The director's latest movie, set in 1943, follows the iconic Bengali investigator on his first major case.

Dibakar Banerjee’s adaptation of Bengali crime fiction writer Saradindu Bandopadhyay’s most enduring creation is littered with corpses. Is that why the movie is so inert?

Detective Byomkesh Bakshy! is set in 1943 in a Kolkata populated by grim Bengalis, Chinese drug-runners, expansionist Japanese and at least one oomphy lady from Rangoon who swims in the Hooghly and gives Byomkesh Bakshy what is probably his first kiss. Actor and rich man’s mistress Anguri Devi (Swastika Mukherjee) is one of several characters who don’t actually leave their mark on Byomkesh, who remains as self-contained on the screen as he is on the page.

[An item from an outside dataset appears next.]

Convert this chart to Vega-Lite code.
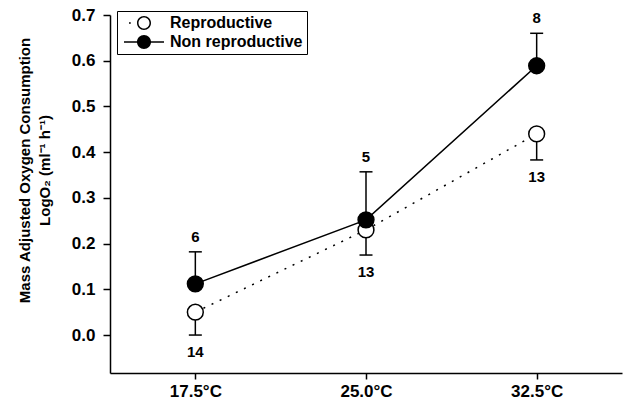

Anguri Devi injects a welcome frisson of excitement into an otherwise studious and thrill-free origin tale of Byomkesh’s first major case. Mukherjee’s only brief is to breathe heavily, and she does this with as much aplomb as she can muster.

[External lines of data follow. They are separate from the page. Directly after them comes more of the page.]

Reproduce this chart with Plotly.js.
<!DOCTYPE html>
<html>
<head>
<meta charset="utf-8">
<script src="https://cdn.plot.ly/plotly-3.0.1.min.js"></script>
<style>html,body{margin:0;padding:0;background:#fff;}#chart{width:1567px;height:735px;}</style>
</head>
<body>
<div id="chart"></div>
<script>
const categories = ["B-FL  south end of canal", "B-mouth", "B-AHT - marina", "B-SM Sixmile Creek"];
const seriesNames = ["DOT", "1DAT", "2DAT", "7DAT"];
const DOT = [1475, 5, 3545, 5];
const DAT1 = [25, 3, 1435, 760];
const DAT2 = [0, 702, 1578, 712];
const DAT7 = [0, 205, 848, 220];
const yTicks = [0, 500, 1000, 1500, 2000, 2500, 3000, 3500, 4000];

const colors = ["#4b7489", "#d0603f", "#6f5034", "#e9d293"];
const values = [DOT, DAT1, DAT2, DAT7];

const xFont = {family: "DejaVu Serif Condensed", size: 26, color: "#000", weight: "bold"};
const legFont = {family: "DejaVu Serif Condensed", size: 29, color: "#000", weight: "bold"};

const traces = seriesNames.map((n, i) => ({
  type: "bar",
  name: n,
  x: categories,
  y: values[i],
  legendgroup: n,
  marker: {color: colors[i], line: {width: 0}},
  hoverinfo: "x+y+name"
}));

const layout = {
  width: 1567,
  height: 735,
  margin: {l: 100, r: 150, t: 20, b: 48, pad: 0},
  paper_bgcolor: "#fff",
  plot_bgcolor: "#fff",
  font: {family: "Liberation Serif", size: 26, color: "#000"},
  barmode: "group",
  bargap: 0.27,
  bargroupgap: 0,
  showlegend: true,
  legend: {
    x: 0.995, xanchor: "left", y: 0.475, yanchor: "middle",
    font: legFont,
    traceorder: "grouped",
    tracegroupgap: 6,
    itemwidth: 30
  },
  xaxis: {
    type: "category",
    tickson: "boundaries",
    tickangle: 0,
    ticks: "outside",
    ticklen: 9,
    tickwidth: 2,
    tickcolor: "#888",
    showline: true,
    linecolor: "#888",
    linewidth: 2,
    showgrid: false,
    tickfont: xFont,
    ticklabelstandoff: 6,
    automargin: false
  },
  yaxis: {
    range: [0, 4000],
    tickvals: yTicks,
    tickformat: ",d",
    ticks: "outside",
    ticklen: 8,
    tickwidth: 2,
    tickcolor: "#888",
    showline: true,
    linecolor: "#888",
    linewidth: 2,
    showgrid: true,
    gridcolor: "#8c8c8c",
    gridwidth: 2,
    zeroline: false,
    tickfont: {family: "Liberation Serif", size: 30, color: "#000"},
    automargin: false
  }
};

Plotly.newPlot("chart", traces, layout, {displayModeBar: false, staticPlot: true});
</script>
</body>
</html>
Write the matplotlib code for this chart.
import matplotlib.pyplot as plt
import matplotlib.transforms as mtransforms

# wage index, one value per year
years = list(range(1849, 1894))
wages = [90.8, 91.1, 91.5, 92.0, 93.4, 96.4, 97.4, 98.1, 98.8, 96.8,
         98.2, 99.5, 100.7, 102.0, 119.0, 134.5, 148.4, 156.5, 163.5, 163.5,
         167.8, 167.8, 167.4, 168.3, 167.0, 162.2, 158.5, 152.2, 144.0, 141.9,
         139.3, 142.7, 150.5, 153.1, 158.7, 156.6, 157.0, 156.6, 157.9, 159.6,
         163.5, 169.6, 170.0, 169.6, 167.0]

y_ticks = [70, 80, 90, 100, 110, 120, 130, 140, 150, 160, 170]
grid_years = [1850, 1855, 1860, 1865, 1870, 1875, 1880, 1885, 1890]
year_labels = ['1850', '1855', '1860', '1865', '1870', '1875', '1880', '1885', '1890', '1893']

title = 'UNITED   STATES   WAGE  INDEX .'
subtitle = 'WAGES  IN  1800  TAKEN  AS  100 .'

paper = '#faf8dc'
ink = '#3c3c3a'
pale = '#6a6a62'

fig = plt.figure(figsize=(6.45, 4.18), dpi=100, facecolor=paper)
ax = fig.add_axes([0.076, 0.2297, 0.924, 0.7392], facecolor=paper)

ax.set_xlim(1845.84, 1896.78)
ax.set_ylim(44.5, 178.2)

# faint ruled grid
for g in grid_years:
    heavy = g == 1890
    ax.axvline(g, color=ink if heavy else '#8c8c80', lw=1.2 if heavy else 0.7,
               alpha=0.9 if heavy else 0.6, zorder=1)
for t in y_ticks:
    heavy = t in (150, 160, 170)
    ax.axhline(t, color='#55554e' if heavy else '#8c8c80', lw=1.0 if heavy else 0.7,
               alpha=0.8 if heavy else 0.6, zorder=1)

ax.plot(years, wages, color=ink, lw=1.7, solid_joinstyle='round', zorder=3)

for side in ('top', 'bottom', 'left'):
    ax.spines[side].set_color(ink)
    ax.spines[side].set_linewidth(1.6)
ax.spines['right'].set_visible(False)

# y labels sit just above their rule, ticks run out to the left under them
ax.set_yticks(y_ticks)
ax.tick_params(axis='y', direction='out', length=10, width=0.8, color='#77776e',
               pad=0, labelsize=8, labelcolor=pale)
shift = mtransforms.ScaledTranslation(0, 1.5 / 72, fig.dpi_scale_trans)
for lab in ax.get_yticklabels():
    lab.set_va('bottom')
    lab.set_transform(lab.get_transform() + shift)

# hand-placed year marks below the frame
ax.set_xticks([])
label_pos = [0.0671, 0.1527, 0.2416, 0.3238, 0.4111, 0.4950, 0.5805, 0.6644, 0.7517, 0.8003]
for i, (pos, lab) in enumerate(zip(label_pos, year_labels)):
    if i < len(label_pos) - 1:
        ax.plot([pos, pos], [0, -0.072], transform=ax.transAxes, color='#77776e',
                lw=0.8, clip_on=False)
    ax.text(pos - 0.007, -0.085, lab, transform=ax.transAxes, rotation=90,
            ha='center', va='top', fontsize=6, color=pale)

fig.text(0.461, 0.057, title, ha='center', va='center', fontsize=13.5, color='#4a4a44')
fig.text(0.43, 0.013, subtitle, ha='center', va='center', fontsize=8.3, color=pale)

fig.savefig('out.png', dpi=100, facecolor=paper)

Detective Byomkesh Bakshy! is baggily based on Bandopadhyay’s first mystery, Satyanweshi, with enough revisions and genre tweaks to indicate that a great deal of thought has gone into differentiating this latest production from the numerous film and television adaptations that have preceded it. Banerjee and co-writer Urmi Juvekar re-imagine Byomkesh (Sushant Singh Rajput) as a student rather than an accomplished sleuth, who learns the tricks of mystery-solving as he goes along. He is so green that he fails to see the answer that is staring at him ‒ and possibly the audience ‒ in the face. The backdrop to the action is provided by World War II, which sees Kolkata under the threat of Japanese bombardment. The musical score is anachronistic to the period, Vandana Kataria’s evocative production design is grungy rather than nostalgic, and cinematographer Nikos Andriatsakis’s smooth tracking shots and mood lighting complete a contemporary spin on the past.

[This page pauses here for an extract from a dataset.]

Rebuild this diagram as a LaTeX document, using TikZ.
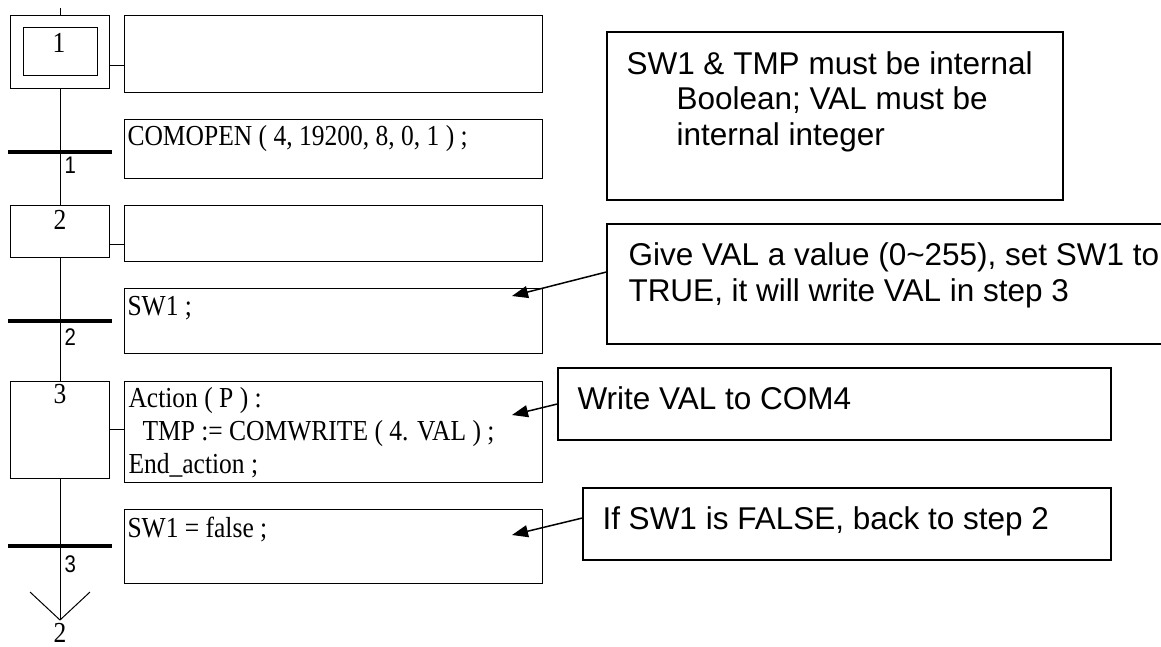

Neither revisionist nor adventurous

In an early sequence, Ajit (Anand Tiwari) meets the detective whom he will follow in awe for the rest of his fictional life over a carrom game. Ajit’s father, a brilliant but uncaring chemist, has disappeared. Byomkesh callously brushes off Ajit’s request for an investigation, and earns a slap in return. The sequence promises to shake up the Byomkesh template, one in which the shadow thinks nothing of its owner. But then, Banerjee and Juvekar allow Ajit’s temerity to pass without further scrutiny.

More characters flit in and out of the picture as Byomkesh investigates the disappearance of Ajit’s father from Anukul Lodge: the homeopath Dr Basu (Neeraj Kabi), lodger Kanai (Meiyang Chang), Byomkesh’s future wife Satyawati (Divya Menon), and actors trying to pass themselves off as Chinese and Japanese people.

Byomkesh appears to be having the time of his young life, and Rajput convincingly portrays his character’s youth and industry while sporting a unibrow and a darkened complexion. The actor has the tough task of transforming himself from a novice into an expert, and under Banerjee’s direction, Rajput slips comfortably into the period even as he retains the attitude of a modern nation-saving hero.

Yet, fun is mostly a bad word in this movie’s universe. Detective Byomkesh Bakshy!'s elegant production values and attention to detail sets it apart from previous film and television adaptations. But in its stiffness and dialogue-driven plotting, it is closest to Satyajit Ray’s Chiriakhana, a middling version of one of Bandopadhyay’s best and most complex mysteries. Banerjee turns his back on the lightness, irony and rich characterisation that mark contemporary British adaptations of Sherlock Holmes’s adventures, but it’s not clear what he is heading for instead.

Although Detective Byomkesh Bakshy! works hard on creating a convincing setting for Byomkesh to make his mark, the characters are mostly under-written and the central mystery lacks tension and a sense of imminent danger. The movie is neither a cerebral reworking of an iconic detective’s first brush with evil nor a pulpy joy ride. The 150-minute narrative finally gains steam towards its powerful closing moments, when it all comes together nicely but a bit too late.